SUPPLIED MATERIAL>

—————

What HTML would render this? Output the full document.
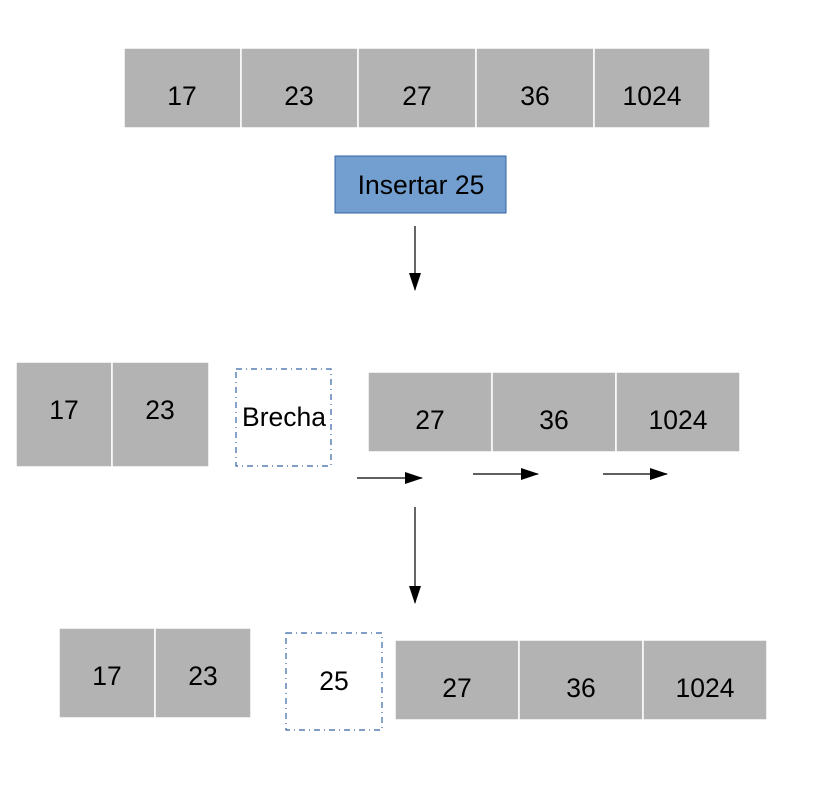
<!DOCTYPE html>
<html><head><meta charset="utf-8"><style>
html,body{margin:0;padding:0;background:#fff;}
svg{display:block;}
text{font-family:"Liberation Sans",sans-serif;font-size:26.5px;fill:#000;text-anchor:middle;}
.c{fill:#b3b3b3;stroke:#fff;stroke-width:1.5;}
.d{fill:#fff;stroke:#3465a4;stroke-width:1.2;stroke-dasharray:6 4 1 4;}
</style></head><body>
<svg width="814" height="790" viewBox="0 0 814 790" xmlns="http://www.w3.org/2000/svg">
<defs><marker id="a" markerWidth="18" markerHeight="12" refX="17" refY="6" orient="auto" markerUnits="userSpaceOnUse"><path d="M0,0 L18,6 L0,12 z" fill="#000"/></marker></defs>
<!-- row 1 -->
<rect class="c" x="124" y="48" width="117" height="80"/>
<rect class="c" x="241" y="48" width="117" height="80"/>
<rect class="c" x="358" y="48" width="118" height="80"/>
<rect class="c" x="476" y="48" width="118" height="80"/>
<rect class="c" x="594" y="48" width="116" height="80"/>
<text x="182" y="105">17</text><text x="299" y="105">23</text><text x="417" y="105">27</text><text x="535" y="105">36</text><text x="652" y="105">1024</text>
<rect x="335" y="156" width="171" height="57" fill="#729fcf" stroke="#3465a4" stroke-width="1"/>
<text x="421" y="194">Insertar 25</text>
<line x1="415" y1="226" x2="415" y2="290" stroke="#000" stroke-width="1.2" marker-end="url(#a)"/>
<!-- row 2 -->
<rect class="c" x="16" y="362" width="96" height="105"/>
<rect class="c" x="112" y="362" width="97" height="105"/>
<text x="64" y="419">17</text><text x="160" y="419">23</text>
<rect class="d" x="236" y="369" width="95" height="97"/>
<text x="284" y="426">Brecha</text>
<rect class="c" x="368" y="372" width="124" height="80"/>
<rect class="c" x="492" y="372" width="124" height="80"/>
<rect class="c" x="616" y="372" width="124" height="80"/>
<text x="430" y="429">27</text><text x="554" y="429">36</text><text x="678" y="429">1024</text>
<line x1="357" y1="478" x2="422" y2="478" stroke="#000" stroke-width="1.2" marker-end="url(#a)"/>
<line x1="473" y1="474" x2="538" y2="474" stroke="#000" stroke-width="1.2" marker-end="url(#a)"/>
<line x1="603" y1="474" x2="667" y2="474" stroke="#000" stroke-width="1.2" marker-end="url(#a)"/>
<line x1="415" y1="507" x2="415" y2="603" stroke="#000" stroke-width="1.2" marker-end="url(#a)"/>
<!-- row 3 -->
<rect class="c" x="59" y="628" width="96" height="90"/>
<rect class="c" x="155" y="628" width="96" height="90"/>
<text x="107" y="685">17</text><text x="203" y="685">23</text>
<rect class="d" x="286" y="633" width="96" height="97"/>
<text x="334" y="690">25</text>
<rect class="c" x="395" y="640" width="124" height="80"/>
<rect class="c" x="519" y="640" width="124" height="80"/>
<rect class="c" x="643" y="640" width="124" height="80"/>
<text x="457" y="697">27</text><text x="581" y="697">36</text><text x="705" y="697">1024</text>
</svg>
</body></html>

—————

WORK TO DO> Omit the pictures and give the material again, exactly and in full.

TASK RESPONSE>
What HTML would render this? Output the full document.
<!DOCTYPE html>
<html><head><meta charset="utf-8"><style>
html,body{margin:0;padding:0;background:#fff;}
svg{display:block;}
text{font-family:"Liberation Sans",sans-serif;font-size:26.5px;fill:#000;text-anchor:middle;}
.c{fill:#b3b3b3;stroke:#fff;stroke-width:1.5;}
.d{fill:#fff;stroke:#3465a4;stroke-width:1.2;stroke-dasharray:6 4 1 4;}
</style></head><body>
<svg width="814" height="790" viewBox="0 0 814 790" xmlns="http://www.w3.org/2000/svg">
<defs><marker id="a" markerWidth="18" markerHeight="12" refX="17" refY="6" orient="auto" markerUnits="userSpaceOnUse"><path d="M0,0 L18,6 L0,12 z" fill="#000"/></marker></defs>
<!-- row 1 -->
<rect class="c" x="124" y="48" width="117" height="80"/>
<rect class="c" x="241" y="48" width="117" height="80"/>
<rect class="c" x="358" y="48" width="118" height="80"/>
<rect class="c" x="476" y="48" width="118" height="80"/>
<rect class="c" x="594" y="48" width="116" height="80"/>
<text x="182" y="105">17</text><text x="299" y="105">23</text><text x="417" y="105">27</text><text x="535" y="105">36</text><text x="652" y="105">1024</text>
<rect x="335" y="156" width="171" height="57" fill="#729fcf" stroke="#3465a4" stroke-width="1"/>
<text x="421" y="194">Insertar 25</text>
<line x1="415" y1="226" x2="415" y2="290" stroke="#000" stroke-width="1.2" marker-end="url(#a)"/>
<!-- row 2 -->
<rect class="c" x="16" y="362" width="96" height="105"/>
<rect class="c" x="112" y="362" width="97" height="105"/>
<text x="64" y="419">17</text><text x="160" y="419">23</text>
<rect class="d" x="236" y="369" width="95" height="97"/>
<text x="284" y="426">Brecha</text>
<rect class="c" x="368" y="372" width="124" height="80"/>
<rect class="c" x="492" y="372" width="124" height="80"/>
<rect class="c" x="616" y="372" width="124" height="80"/>
<text x="430" y="429">27</text><text x="554" y="429">36</text><text x="678" y="429">1024</text>
<line x1="357" y1="478" x2="422" y2="478" stroke="#000" stroke-width="1.2" marker-end="url(#a)"/>
<line x1="473" y1="474" x2="538" y2="474" stroke="#000" stroke-width="1.2" marker-end="url(#a)"/>
<line x1="603" y1="474" x2="667" y2="474" stroke="#000" stroke-width="1.2" marker-end="url(#a)"/>
<line x1="415" y1="507" x2="415" y2="603" stroke="#000" stroke-width="1.2" marker-end="url(#a)"/>
<!-- row 3 -->
<rect class="c" x="59" y="628" width="96" height="90"/>
<rect class="c" x="155" y="628" width="96" height="90"/>
<text x="107" y="685">17</text><text x="203" y="685">23</text>
<rect class="d" x="286" y="633" width="96" height="97"/>
<text x="334" y="690">25</text>
<rect class="c" x="395" y="640" width="124" height="80"/>
<rect class="c" x="519" y="640" width="124" height="80"/>
<rect class="c" x="643" y="640" width="124" height="80"/>
<text x="457" y="697">27</text><text x="581" y="697">36</text><text x="705" y="697">1024</text>
</svg>
</body></html>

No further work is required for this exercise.